Source excerpt:

=-=-=-=-=

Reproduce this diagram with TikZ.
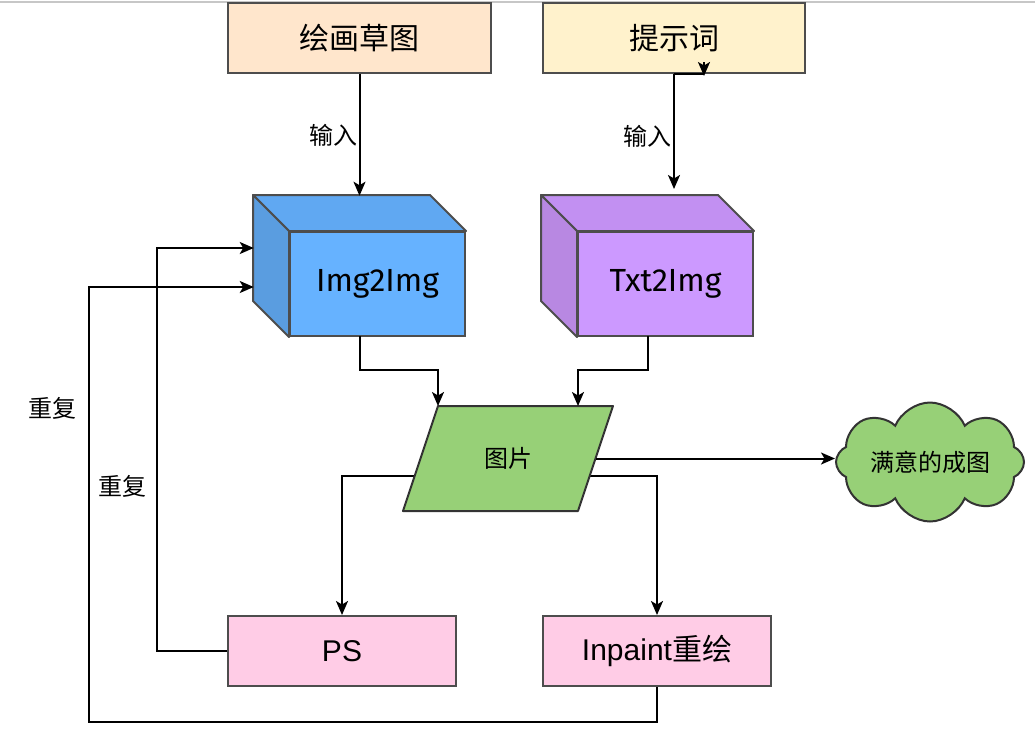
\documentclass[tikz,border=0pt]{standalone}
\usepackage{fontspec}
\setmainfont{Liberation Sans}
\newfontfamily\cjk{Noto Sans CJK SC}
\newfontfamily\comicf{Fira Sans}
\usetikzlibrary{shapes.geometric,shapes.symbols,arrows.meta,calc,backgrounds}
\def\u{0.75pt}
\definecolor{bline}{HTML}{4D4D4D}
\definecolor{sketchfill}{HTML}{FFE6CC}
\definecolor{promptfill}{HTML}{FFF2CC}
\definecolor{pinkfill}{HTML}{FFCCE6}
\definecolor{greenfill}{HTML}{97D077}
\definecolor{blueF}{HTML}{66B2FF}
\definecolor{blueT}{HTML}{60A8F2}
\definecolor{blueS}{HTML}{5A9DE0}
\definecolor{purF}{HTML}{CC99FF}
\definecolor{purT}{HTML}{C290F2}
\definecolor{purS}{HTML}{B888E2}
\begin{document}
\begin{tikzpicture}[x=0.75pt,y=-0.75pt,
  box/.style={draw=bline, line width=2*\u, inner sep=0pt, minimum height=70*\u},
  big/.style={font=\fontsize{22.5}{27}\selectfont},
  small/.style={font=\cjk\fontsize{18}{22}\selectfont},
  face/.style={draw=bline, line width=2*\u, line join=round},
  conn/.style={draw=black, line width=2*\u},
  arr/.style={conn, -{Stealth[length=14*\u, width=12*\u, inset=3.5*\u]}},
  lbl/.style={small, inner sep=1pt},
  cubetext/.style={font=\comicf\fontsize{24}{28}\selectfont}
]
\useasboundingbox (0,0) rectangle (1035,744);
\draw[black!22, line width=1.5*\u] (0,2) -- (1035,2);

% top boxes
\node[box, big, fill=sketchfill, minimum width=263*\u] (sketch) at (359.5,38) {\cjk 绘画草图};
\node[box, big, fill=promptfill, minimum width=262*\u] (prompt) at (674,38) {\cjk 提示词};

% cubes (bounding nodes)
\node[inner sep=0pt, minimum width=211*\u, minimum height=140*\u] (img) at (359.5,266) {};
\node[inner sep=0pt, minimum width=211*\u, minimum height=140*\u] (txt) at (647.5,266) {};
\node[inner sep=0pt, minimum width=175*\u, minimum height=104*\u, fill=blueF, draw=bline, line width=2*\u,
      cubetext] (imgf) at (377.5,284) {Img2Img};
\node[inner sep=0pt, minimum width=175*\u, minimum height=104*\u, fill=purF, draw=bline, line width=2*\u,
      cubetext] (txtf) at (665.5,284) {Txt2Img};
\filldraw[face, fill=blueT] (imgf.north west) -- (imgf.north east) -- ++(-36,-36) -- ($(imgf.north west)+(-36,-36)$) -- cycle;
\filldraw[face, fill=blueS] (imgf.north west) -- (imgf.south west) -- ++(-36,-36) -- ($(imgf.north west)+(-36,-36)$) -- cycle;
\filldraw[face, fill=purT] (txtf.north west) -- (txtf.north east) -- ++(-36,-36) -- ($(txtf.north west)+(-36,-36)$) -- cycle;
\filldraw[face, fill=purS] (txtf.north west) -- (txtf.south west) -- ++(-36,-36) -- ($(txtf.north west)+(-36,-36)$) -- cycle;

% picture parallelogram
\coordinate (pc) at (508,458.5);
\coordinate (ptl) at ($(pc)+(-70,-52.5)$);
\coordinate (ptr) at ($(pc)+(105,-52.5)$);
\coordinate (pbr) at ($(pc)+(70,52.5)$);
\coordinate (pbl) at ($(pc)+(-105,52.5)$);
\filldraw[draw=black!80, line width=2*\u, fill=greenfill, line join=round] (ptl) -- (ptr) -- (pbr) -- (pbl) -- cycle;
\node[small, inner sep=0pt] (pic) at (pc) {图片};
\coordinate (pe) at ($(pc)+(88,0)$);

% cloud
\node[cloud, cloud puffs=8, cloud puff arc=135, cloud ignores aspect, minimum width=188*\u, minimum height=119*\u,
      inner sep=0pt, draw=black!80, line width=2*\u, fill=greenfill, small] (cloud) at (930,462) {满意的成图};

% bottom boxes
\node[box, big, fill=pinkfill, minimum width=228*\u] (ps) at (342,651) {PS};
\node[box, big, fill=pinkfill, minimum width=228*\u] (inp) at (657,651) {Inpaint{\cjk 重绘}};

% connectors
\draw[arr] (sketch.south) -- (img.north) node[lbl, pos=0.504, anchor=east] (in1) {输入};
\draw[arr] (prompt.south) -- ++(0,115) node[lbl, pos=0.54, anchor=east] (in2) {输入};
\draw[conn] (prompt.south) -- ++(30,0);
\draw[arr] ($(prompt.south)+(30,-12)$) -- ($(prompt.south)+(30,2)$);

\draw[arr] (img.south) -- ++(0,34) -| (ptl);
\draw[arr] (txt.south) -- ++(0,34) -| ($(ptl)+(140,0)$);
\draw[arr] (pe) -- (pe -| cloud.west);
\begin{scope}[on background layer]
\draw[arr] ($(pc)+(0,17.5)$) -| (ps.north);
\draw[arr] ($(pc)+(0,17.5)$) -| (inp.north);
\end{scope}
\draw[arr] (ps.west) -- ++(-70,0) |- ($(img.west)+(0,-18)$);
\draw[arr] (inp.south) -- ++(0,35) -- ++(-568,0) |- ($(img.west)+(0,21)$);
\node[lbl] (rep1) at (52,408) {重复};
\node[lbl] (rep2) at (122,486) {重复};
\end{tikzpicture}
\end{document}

=-=-=-=-=

Given instruction:
Leave out the pictures and give the listing above again exactly.

Output for this task:
Reproduce this diagram with TikZ.
\documentclass[tikz,border=0pt]{standalone}
\usepackage{fontspec}
\setmainfont{Liberation Sans}
\newfontfamily\cjk{Noto Sans CJK SC}
\newfontfamily\comicf{Fira Sans}
\usetikzlibrary{shapes.geometric,shapes.symbols,arrows.meta,calc,backgrounds}
\def\u{0.75pt}
\definecolor{bline}{HTML}{4D4D4D}
\definecolor{sketchfill}{HTML}{FFE6CC}
\definecolor{promptfill}{HTML}{FFF2CC}
\definecolor{pinkfill}{HTML}{FFCCE6}
\definecolor{greenfill}{HTML}{97D077}
\definecolor{blueF}{HTML}{66B2FF}
\definecolor{blueT}{HTML}{60A8F2}
\definecolor{blueS}{HTML}{5A9DE0}
\definecolor{purF}{HTML}{CC99FF}
\definecolor{purT}{HTML}{C290F2}
\definecolor{purS}{HTML}{B888E2}
\begin{document}
\begin{tikzpicture}[x=0.75pt,y=-0.75pt,
  box/.style={draw=bline, line width=2*\u, inner sep=0pt, minimum height=70*\u},
  big/.style={font=\fontsize{22.5}{27}\selectfont},
  small/.style={font=\cjk\fontsize{18}{22}\selectfont},
  face/.style={draw=bline, line width=2*\u, line join=round},
  conn/.style={draw=black, line width=2*\u},
  arr/.style={conn, -{Stealth[length=14*\u, width=12*\u, inset=3.5*\u]}},
  lbl/.style={small, inner sep=1pt},
  cubetext/.style={font=\comicf\fontsize{24}{28}\selectfont}
]
\useasboundingbox (0,0) rectangle (1035,744);
\draw[black!22, line width=1.5*\u] (0,2) -- (1035,2);

% top boxes
\node[box, big, fill=sketchfill, minimum width=263*\u] (sketch) at (359.5,38) {\cjk 绘画草图};
\node[box, big, fill=promptfill, minimum width=262*\u] (prompt) at (674,38) {\cjk 提示词};

% cubes (bounding nodes)
\node[inner sep=0pt, minimum width=211*\u, minimum height=140*\u] (img) at (359.5,266) {};
\node[inner sep=0pt, minimum width=211*\u, minimum height=140*\u] (txt) at (647.5,266) {};
\node[inner sep=0pt, minimum width=175*\u, minimum height=104*\u, fill=blueF, draw=bline, line width=2*\u,
      cubetext] (imgf) at (377.5,284) {Img2Img};
\node[inner sep=0pt, minimum width=175*\u, minimum height=104*\u, fill=purF, draw=bline, line width=2*\u,
      cubetext] (txtf) at (665.5,284) {Txt2Img};
\filldraw[face, fill=blueT] (imgf.north west) -- (imgf.north east) -- ++(-36,-36) -- ($(imgf.north west)+(-36,-36)$) -- cycle;
\filldraw[face, fill=blueS] (imgf.north west) -- (imgf.south west) -- ++(-36,-36) -- ($(imgf.north west)+(-36,-36)$) -- cycle;
\filldraw[face, fill=purT] (txtf.north west) -- (txtf.north east) -- ++(-36,-36) -- ($(txtf.north west)+(-36,-36)$) -- cycle;
\filldraw[face, fill=purS] (txtf.north west) -- (txtf.south west) -- ++(-36,-36) -- ($(txtf.north west)+(-36,-36)$) -- cycle;

% picture parallelogram
\coordinate (pc) at (508,458.5);
\coordinate (ptl) at ($(pc)+(-70,-52.5)$);
\coordinate (ptr) at ($(pc)+(105,-52.5)$);
\coordinate (pbr) at ($(pc)+(70,52.5)$);
\coordinate (pbl) at ($(pc)+(-105,52.5)$);
\filldraw[draw=black!80, line width=2*\u, fill=greenfill, line join=round] (ptl) -- (ptr) -- (pbr) -- (pbl) -- cycle;
\node[small, inner sep=0pt] (pic) at (pc) {图片};
\coordinate (pe) at ($(pc)+(88,0)$);

% cloud
\node[cloud, cloud puffs=8, cloud puff arc=135, cloud ignores aspect, minimum width=188*\u, minimum height=119*\u,
      inner sep=0pt, draw=black!80, line width=2*\u, fill=greenfill, small] (cloud) at (930,462) {满意的成图};

% bottom boxes
\node[box, big, fill=pinkfill, minimum width=228*\u] (ps) at (342,651) {PS};
\node[box, big, fill=pinkfill, minimum width=228*\u] (inp) at (657,651) {Inpaint{\cjk 重绘}};

% connectors
\draw[arr] (sketch.south) -- (img.north) node[lbl, pos=0.504, anchor=east] (in1) {输入};
\draw[arr] (prompt.south) -- ++(0,115) node[lbl, pos=0.54, anchor=east] (in2) {输入};
\draw[conn] (prompt.south) -- ++(30,0);
\draw[arr] ($(prompt.south)+(30,-12)$) -- ($(prompt.south)+(30,2)$);

\draw[arr] (img.south) -- ++(0,34) -| (ptl);
\draw[arr] (txt.south) -- ++(0,34) -| ($(ptl)+(140,0)$);
\draw[arr] (pe) -- (pe -| cloud.west);
\begin{scope}[on background layer]
\draw[arr] ($(pc)+(0,17.5)$) -| (ps.north);
\draw[arr] ($(pc)+(0,17.5)$) -| (inp.north);
\end{scope}
\draw[arr] (ps.west) -- ++(-70,0) |- ($(img.west)+(0,-18)$);
\draw[arr] (inp.south) -- ++(0,35) -- ++(-568,0) |- ($(img.west)+(0,21)$);
\node[lbl] (rep1) at (52,408) {重复};
\node[lbl] (rep2) at (122,486) {重复};
\end{tikzpicture}
\end{document}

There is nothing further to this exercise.